SpaceX put on a first-of-its-kind celestial show for spectators throughout the Lompoc Valley — and surrounding Central Coast — on Sunday night as the aerospace manufacturer hit another historic milestone from Vandenberg Air Force Base.
A SpaceX Falcon 9 rocket lifted off from VAFB at 7:21 p.m., and then made history about eight minutes later by sticking the first-ever landing attempt of a rocket back on a recently-completed landing zone at the base. It was the first such landing on the West Coast, and SpaceX CEO and founder Elon Musk was in Lompoc to witness and celebrate the achievement.
"Falcon 9 has landed — first West Coast land landing of an orbital class rocket booster," SpaceX tweeted shortly after the landing.
The primary objective for the launch was to deliver an observation satellite into orbit as part of the SAOCOM mission for the Argentine space agency CONAE. The liftoff was among the more anticipated in recent memory from VAFB, particularly because of the landing.
A long trail of cars lined a stretch of West Ocean Avenue just west of Lompoc and along Highway 1 just north of the city, which were two of several locations at which spectators gathered to witness the milestone event. Musk, the billionaire businessman who also owns Tesla, was with a crowd at Lompoc's downtown Hangar 7 Wine Bar to witness the spectacle.
The rocket's burning boosters could be seen brightly glowing in the mostly cloudless sky during its ascent. Once high into the sky, and still visible, it created massive glowing orbs, tinted with a blue hue, as the first stage of the rocket separated and prepared for its descent.

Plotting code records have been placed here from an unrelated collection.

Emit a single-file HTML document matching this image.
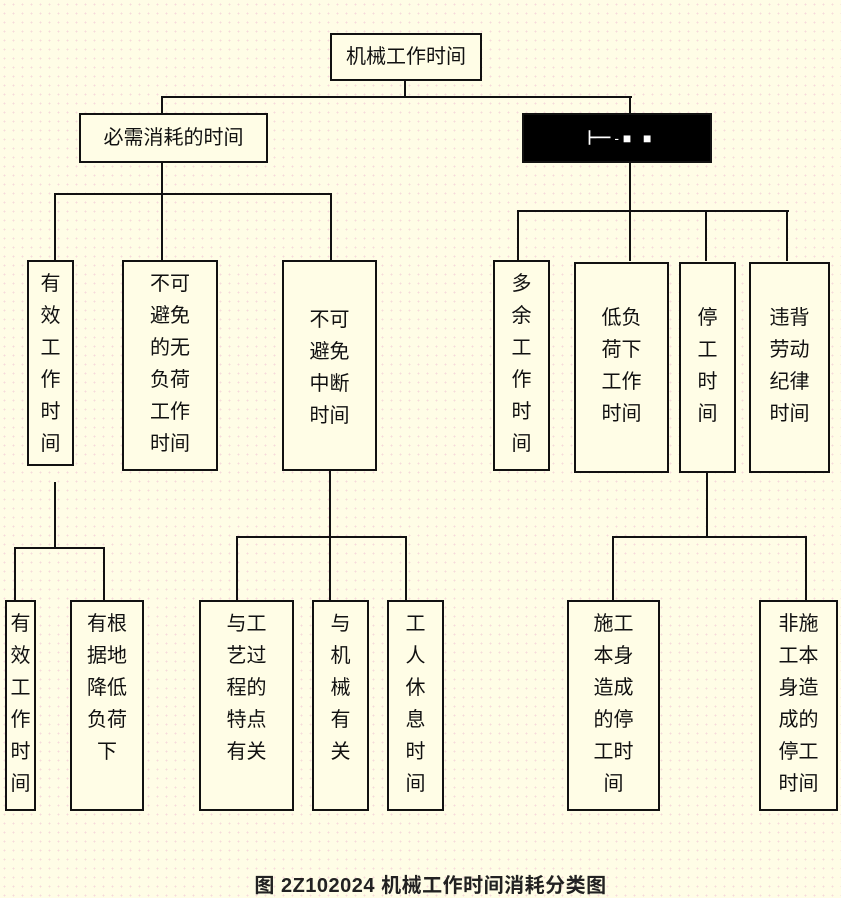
<!DOCTYPE html>
<html><head><meta charset="utf-8"><style>
body{margin:0;width:841px;height:897px;overflow:hidden;background:#fffde6;
background-image:radial-gradient(#f6dada 1px,transparent 1px);background-size:9px 9px;
font-family:"Liberation Sans","Noto Sans CJK SC",sans-serif;position:relative}
.b{position:absolute;border:2px solid #111;box-sizing:border-box;background:#fffde6;text-align:center;font-size:20px;line-height:32px;color:#111}
.h{position:absolute;height:2px;background:#111}
.v{position:absolute;width:2px;background:#111}
</style></head><body>
<div class="b" style="left:330px;top:33px;width:152px;height:48px;line-height:44px">机械工作时间</div>
<div class="v" style="left:404px;top:80px;height:18px"></div>
<div class="h" style="left:161px;top:96px;width:471px"></div>
<div class="v" style="left:161px;top:96px;height:18px"></div>
<div class="v" style="left:629px;top:96px;height:18px"></div>
<div class="b" style="left:79px;top:113px;width:189px;height:50px;line-height:46px">必需消耗的时间</div>
<div class="b" style="left:522px;top:113px;width:190px;height:50px;background:#000;color:#fff;font-size:14px;line-height:46px">┣━ - ■ &nbsp; ■</div>

<div class="v" style="left:161px;top:162px;height:33px"></div>
<div class="h" style="left:54px;top:193px;width:278px"></div>
<div class="v" style="left:54px;top:193px;height:68px"></div>
<div class="v" style="left:161px;top:193px;height:68px"></div>
<div class="v" style="left:330px;top:193px;height:68px"></div>
<div class="b" style="left:27px;top:260px;width:47px;height:206px;padding-top:6px">有<br>效<br>工<br>作<br>时<br>间</div>
<div class="b" style="left:122px;top:260px;width:96px;height:211px;padding-top:6px">不可<br>避免<br>的无<br>负荷<br>工作<br>时间</div>
<div class="b" style="left:282px;top:260px;width:95px;height:211px;padding-top:42px">不可<br>避免<br>中断<br>时间</div>

<div class="v" style="left:629px;top:162px;height:50px"></div>
<div class="h" style="left:517px;top:210px;width:272px"></div>
<div class="v" style="left:517px;top:210px;height:51px"></div>
<div class="v" style="left:629px;top:210px;height:51px"></div>
<div class="v" style="left:705px;top:210px;height:51px"></div>
<div class="v" style="left:786px;top:210px;height:51px"></div>
<div class="b" style="left:493px;top:260px;width:57px;height:211px;padding-top:6px">多<br>余<br>工<br>作<br>时<br>间</div>
<div class="b" style="left:574px;top:262px;width:95px;height:211px;padding-top:38px">低负<br>荷下<br>工作<br>时间</div>
<div class="b" style="left:679px;top:262px;width:57px;height:211px;padding-top:38px">停<br>工<br>时<br>间</div>
<div class="b" style="left:749px;top:262px;width:81px;height:211px;padding-top:38px">违背<br>劳动<br>纪律<br>时间</div>

<div class="v" style="left:54px;top:482px;height:67px"></div>
<div class="h" style="left:14px;top:547px;width:91px"></div>
<div class="v" style="left:14px;top:547px;height:54px"></div>
<div class="v" style="left:103px;top:547px;height:54px"></div>
<div class="b" style="left:5px;top:600px;width:31px;height:211px;padding-top:6px">有<br>效<br>工<br>作<br>时<br>间</div>
<div class="b" style="left:70px;top:600px;width:74px;height:211px;padding-top:6px">有根<br>据地<br>降低<br>负荷<br>下</div>

<div class="v" style="left:329px;top:470px;height:68px"></div>
<div class="h" style="left:236px;top:536px;width:171px"></div>
<div class="v" style="left:236px;top:536px;height:65px"></div>
<div class="v" style="left:329px;top:536px;height:65px"></div>
<div class="v" style="left:405px;top:536px;height:65px"></div>
<div class="b" style="left:199px;top:600px;width:95px;height:211px;padding-top:6px">与工<br>艺过<br>程的<br>特点<br>有关</div>
<div class="b" style="left:312px;top:600px;width:57px;height:211px;padding-top:6px">与<br>机<br>械<br>有<br>关</div>
<div class="b" style="left:387px;top:600px;width:57px;height:211px;padding-top:6px">工<br>人<br>休<br>息<br>时<br>间</div>

<div class="v" style="left:706px;top:472px;height:66px"></div>
<div class="h" style="left:612px;top:536px;width:195px"></div>
<div class="v" style="left:612px;top:536px;height:65px"></div>
<div class="v" style="left:805px;top:536px;height:65px"></div>
<div class="b" style="left:567px;top:600px;width:93px;height:211px;padding-top:6px">施工<br>本身<br>造成<br>的停<br>工时<br>间</div>
<div class="b" style="left:759px;top:600px;width:79px;height:211px;padding-top:6px">非施<br>工本<br>身造<br>成的<br>停工<br>时间</div>

<div style="position:absolute;left:0;width:861px;top:869px;text-align:center;font-size:20px;color:#222;font-weight:bold;letter-spacing:0.5px">图 2Z102024 机械工作时间消耗分类图</div>
</body></html>
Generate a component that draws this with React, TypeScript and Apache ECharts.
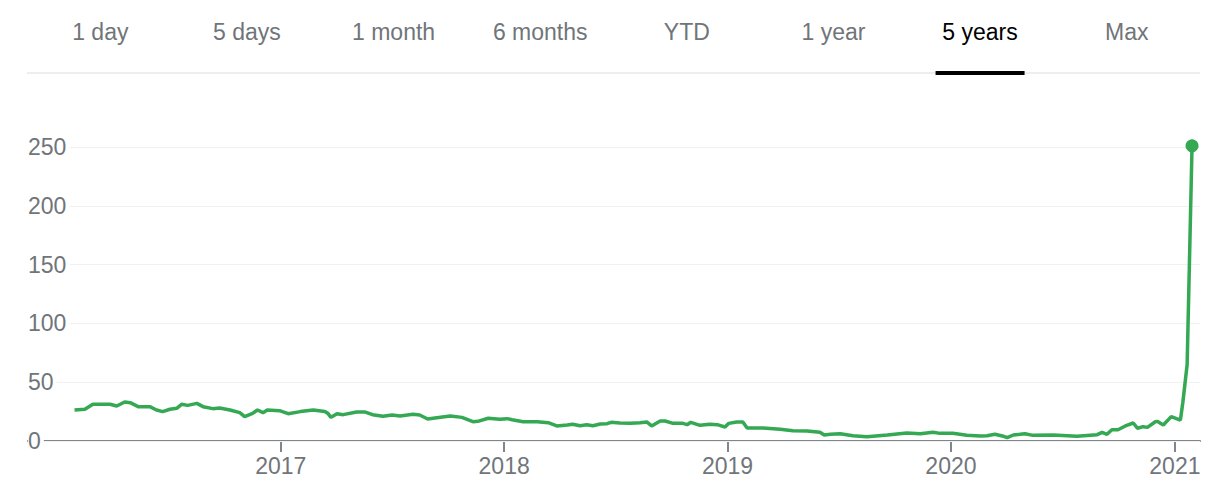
import React, { useEffect, useRef } from "react";
import * as echarts from "echarts";

const tabLabels = ["1 day", "5 days", "1 month", "6 months", "YTD", "1 year", "5 years", "Max"];
const activeTab = 6;

const yTicks = [0, 50, 100, 150, 200, 250];
const yearTicks = ["2017-01-01", "2018-01-01", "2019-01-01", "2020-01-01", "2021-01-01"];
const axisMin = "2015-11-15";
const axisMax = "2021-02-11";

const dates = [
  "2016-01-30", "2016-02-16", "2016-02-29", "2016-03-28", "2016-04-08", "2016-04-21", "2016-04-30", "2016-05-13",
  "2016-06-01", "2016-06-12", "2016-06-22", "2016-07-04", "2016-07-15", "2016-07-23", "2016-08-02", "2016-08-17",
  "2016-08-27", "2016-09-12", "2016-09-23", "2016-10-10", "2016-10-26", "2016-11-03", "2016-11-16", "2016-11-24",
  "2016-12-03", "2016-12-10", "2016-12-30",
  "2017-01-13", "2017-02-02", "2017-02-23", "2017-03-14", "2017-03-19", "2017-03-24", "2017-04-03", "2017-04-13",
  "2017-05-05", "2017-05-18", "2017-05-31", "2017-06-17", "2017-07-02", "2017-07-15", "2017-08-05", "2017-08-16",
  "2017-08-29", "2017-09-13", "2017-10-05", "2017-10-24", "2017-11-11", "2017-11-19", "2017-12-06", "2017-12-25",
  "2018-01-06", "2018-01-14", "2018-02-01", "2018-02-24", "2018-03-14", "2018-03-28", "2018-04-14", "2018-04-23",
  "2018-05-05", "2018-05-16", "2018-05-26", "2018-06-07", "2018-06-18", "2018-06-25", "2018-07-09", "2018-07-26",
  "2018-08-11", "2018-08-22", "2018-08-30", "2018-09-13", "2018-09-21", "2018-10-04", "2018-10-20", "2018-10-27",
  "2018-11-02", "2018-11-17", "2018-12-03", "2018-12-15", "2018-12-28",
  "2019-01-03", "2019-01-16", "2019-01-26", "2019-02-02", "2019-02-28", "2019-03-28", "2019-04-18", "2019-05-11",
  "2019-06-01", "2019-06-08", "2019-06-18", "2019-07-04", "2019-07-25", "2019-08-17", "2019-09-19", "2019-10-21",
  "2019-11-12", "2019-12-03", "2019-12-14",
  "2020-01-04", "2020-01-27", "2020-02-18", "2020-02-29", "2020-03-13", "2020-03-25", "2020-04-02", "2020-04-12",
  "2020-04-23", "2020-05-01", "2020-05-14", "2020-06-16", "2020-07-25", "2020-08-27", "2020-09-04", "2020-09-12",
  "2020-09-20", "2020-09-30", "2020-10-12", "2020-10-25", "2020-11-01", "2020-11-10", "2020-11-17", "2020-11-30",
  "2020-12-03", "2020-12-13", "2020-12-26",
  "2021-01-10", "2021-01-14", "2021-01-21", "2021-01-29",
];

const prices = [
  26.4, 27, 31.2, 31.2, 29.8, 33.2, 32.6, 29.2,
  29.2, 26.4, 25, 27, 27.8, 31.2, 30.3, 32,
  29.2, 27.5, 28, 26.4, 24.1, 20.7, 23.5, 26.4,
  24.1, 26.4, 25.8,
  23.2, 25, 26.4, 25, 23.5, 20.1, 23.2, 22.4,
  24.7, 24.7, 22.4, 21, 22.1, 21.3, 22.7, 22.1,
  18.7, 19.8, 21.3, 20.1, 16.4, 16.7, 19.3, 18.4,
  19, 18.1, 16.4, 16.4, 15.6, 12.8, 13.6, 14.2,
  13, 13.9, 13, 14.5, 14.7, 15.9, 15.3, 15,
  15.6, 16.2, 12.8, 17, 17, 15, 15, 13.9,
  15.9, 13.3, 14.2, 13.9, 11.9,
  15, 16.2, 16.2, 11.1, 11.1, 9.9, 8.8, 8.5,
  7.4, 5.1, 5.7, 6.2, 4.5, 3.7, 5.1, 6.8,
  6.2, 7.4, 6.5,
  6.5, 4.8, 4.3, 4.5, 5.7, 4.3, 2.8, 5.1,
  5.7, 6.2, 4.8, 5.1, 4, 5.4, 7.4, 5.7,
  9.6, 9.6, 12.8, 15.3, 10.8, 12.2, 11.6, 16.4,
  16.7, 13.6, 20.7,
  17.8, 33, 65, 251,
];

const GREEN = "#34a853";
const GREY_TEXT = "#70757a";
const AXIS_GREY = "#80868b";
const FONT = "'Liberation Sans', Arial, sans-serif";

function toTime(s: string): number {
  const [y, m, d] = s.split("-").map(Number);
  return new Date(y, m - 1, d).getTime();
}

export default function App() {
  const ref = useRef<HTMLDivElement>(null);

  useEffect(() => {
    if (!ref.current) return;
    const chart = echarts.init(ref.current, undefined, { renderer: "svg" });
    const seriesData = dates.map((d, i) => [toTime(d), prices[i]]);
    const last = seriesData[seriesData.length - 1];
    const tabLeft = 27;
    const tabRight = 1200;
    const tabW = (tabRight - tabLeft) / tabLabels.length;
    const yearVals = yearTicks.map(toTime);

    const graphics: any[] = tabLabels.map((t, i) => ({
      type: "text",
      x: tabLeft + tabW * (i + 0.5),
      y: 32,
      style: {
        text: t,
        fontSize: 23,
        fontFamily: FONT,
        fill: i === activeTab ? "#000000" : GREY_TEXT,
        textAlign: "center",
        textVerticalAlign: "middle",
      },
    }));
    graphics.push({
      type: "line",
      shape: { x1: tabLeft, y1: 73, x2: tabRight, y2: 73 },
      style: { stroke: "#dadce0", lineWidth: 1 },
    });
    graphics.push({
      type: "rect",
      shape: { x: tabLeft + tabW * (activeTab + 0.5) - 44.5, y: 71, width: 89, height: 4 },
      style: { fill: "#000000" },
    });

    chart.setOption({
      animation: false,
      textStyle: { fontFamily: FONT },
      graphic: graphics,
      grid: { left: 28, right: 17, top: 147, bottom: 54, containLabel: false },
      xAxis: {
        type: "value",
        min: toTime(axisMin),
        max: toTime(axisMax),
        z: 0,
        axisLine: { show: true, lineStyle: { color: AXIS_GREY, width: 2 } },
        axisTick: {
          show: true,
          customValues: yearVals,
          length: 11,
          lineStyle: { color: AXIS_GREY, width: 2 },
        },
        axisLabel: {
          customValues: yearVals,
          formatter: (v: number) => String(new Date(v).getFullYear()),
          margin: 13,
          fontSize: 23,
          color: GREY_TEXT,
          fontFamily: FONT,
        },
        splitLine: { show: false },
      },
      yAxis: {
        type: "value",
        min: yTicks[0],
        max: yTicks[yTicks.length - 1],
        interval: 50,
        z: 1,
        axisLine: { show: false },
        axisTick: { show: false },
        axisLabel: {
          inside: true,
          margin: 0,
          fontSize: 23,
          color: GREY_TEXT,
          fontFamily: FONT,
          backgroundColor: "#ffffff",
          padding: [2, 3, 2, 0],
        },
        splitLine: { show: true, lineStyle: { color: "#f1f1f1", width: 1 } },
      },
      series: [
        {
          type: "line",
          data: seriesData,
          showSymbol: false,
          clip: false,
          z: 2,
          lineStyle: { color: GREEN, width: 3.5 },
          itemStyle: { color: GREEN },
        },
        {
          type: "scatter",
          data: [last],
          symbolSize: 13,
          clip: false,
          z: 3,
          itemStyle: { color: GREEN, opacity: 1 },
        },
      ],
    });

    return () => chart.dispose();
  }, []);

  return (
    <div
      ref={ref}
      style={{ position: "absolute", left: 0, top: 0, width: 1217, height: 495, background: "#ffffff" }}
    />
  );
}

Spectators on the ground in the Lompoc Valley were also able to witness the fall back to VAFB, which was marked by a few loud, quick booms, akin to massive fireworks.
The Falcon 9 rocket took off from VAFB's Space Launch Complex-4East and returned to the landing zone about 1,400 feet away at what was formerly Space Launch Complex-4West.
SpaceX had previously landed the first stage of rockets on a drone ship off the coast of VAFB, but Sunday marked the first time the company, after several years of preparation, was able to bring one back to land.
Officials from VAFB and the Santa Barbara County Office of Emergency Management had issued warnings prior to the launch alerting residents throughout Santa Barbara, Ventura and San Luis Obispo counties about the possibility of sonic booms related to the launch and landing. A sonic boom is created when an object travels faster than the speed of sound.
SpaceX began landing the first stage of Falcon 9 rockets on land in Cape Canaveral, Florida, in 2015. The landings were touted by the company as a way to immediately reuse rockets, which in turn would greatly reduce costs associated with space travel. Land-based landings, according to the company, allow for quicker post-launch processing of the recovered rockets.
Sunday’s was SpaceX’s 17th launch this year overall, leaving the company one shy of last year's record-setting 18. It was also the company's 12th overall soil-based landing — going back to 2015 — after 11 such landings in Florida, and the 30th successful landing overall, including those on drone ships.